Con un documento dell’ufficio provinciale Pd di Caltanissetta e dei giovani dem rivolto alla segretaria nazionale e a quella regionale si è aperta una vera e propria battaglia contro la deputata nazionale uscente Daniela Cardinale.
“Non è più possibile – scrivono i dirigenti dem – subire decisioni assunte da gruppi ristretti di plenipotenziari e capicorrente. I candidati nei collegi uninominali e plurinominali non possono arrivare dall’alto solo al fine di consolidare leadership ed equilibri interni di partito. Non vorremmo arrivare a iniziative eclatanti, al disimpegno, alla chiusura dei circoli.”
Ancora più diretto nei giorni scorsi Renzo Bufalino, vicesindaco di Montedoro e componente dell’Assemblea nazionale del Partito Democratico.
“Le candidature dinastiche rischiano di fare implodere (per la parte in cui deve ancora finire di implodere), il Partito Democratico. Ci sono scelte che non possono essere procrastinate a partire da un serio e profondo rinnovamento del partito che lasci maggiore spazio ai giovani. Se il Pd scende sotto la soglia del 23, 24%, sarebbe una catastrofe”.
Un’indignazione, quella degli ex “bandiera rossa”, che non può che trovarci solidali.
Peccato che il partito negli ultimi decenni abbia trovato il modo di cambiare nome, ma non quello di cambiare la testa, ovvero l’abitudine a ragionare con una doppia morale e di essere capace di ribellarsi ai vertici solo quando questi, in sostanza, non esistono più.
L’abiura all’ on. Daniela Cardinale, da concittadini e simili, giunge stranamente adesso , alla sua terza – ripetiamo terza – candidatura. Evidentemente il pacchetto voti del padre, ex potentissimo ministro di origine non certo rossa, faceva comunque comodo quando la fanciulla ascese per la prima volta a Montecitorio.
Sul ringiovanimento richiesto, visto che la Cardinale non è più l’adolescente di allora, ma ha soltanto trentacinque anni, forse ci sarebbe qualcosa in più da chiedersi.

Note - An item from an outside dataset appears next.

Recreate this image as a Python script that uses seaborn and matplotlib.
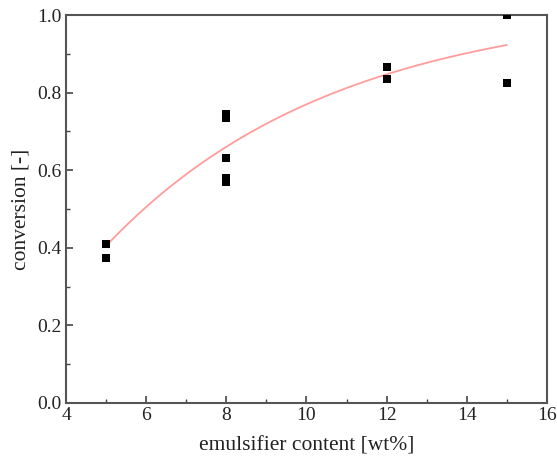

Come mai gli arditi dirigenti dem dal cuore della Sicilia non hanno protestato quando – parliamo solo delle ultime elezioni nazionali – hanno visto l’eterna Anna Finocchiaro continuare il suo trentennio parlamentare, sforando le norme sui limiti ai mandati imposti dal partito?
E venendo ai voti siciliani, di questi limiti si è fatto beffa il potente Lumia, così come Angelo Capodicasa con una presidenza della regione alle spalle e tre legislature.
E sulle candidature calate dall’alto ci ritroviamo, noi siciliani, ad essere rappresentati anche da Luigi Bersani ( senza offesa, naturalmente) e da Genovese padre (e qui qualche riserva ci sarebbe stata).
Come vediamo, l’indignazione non ha limiti, dentro e fuori il Pd.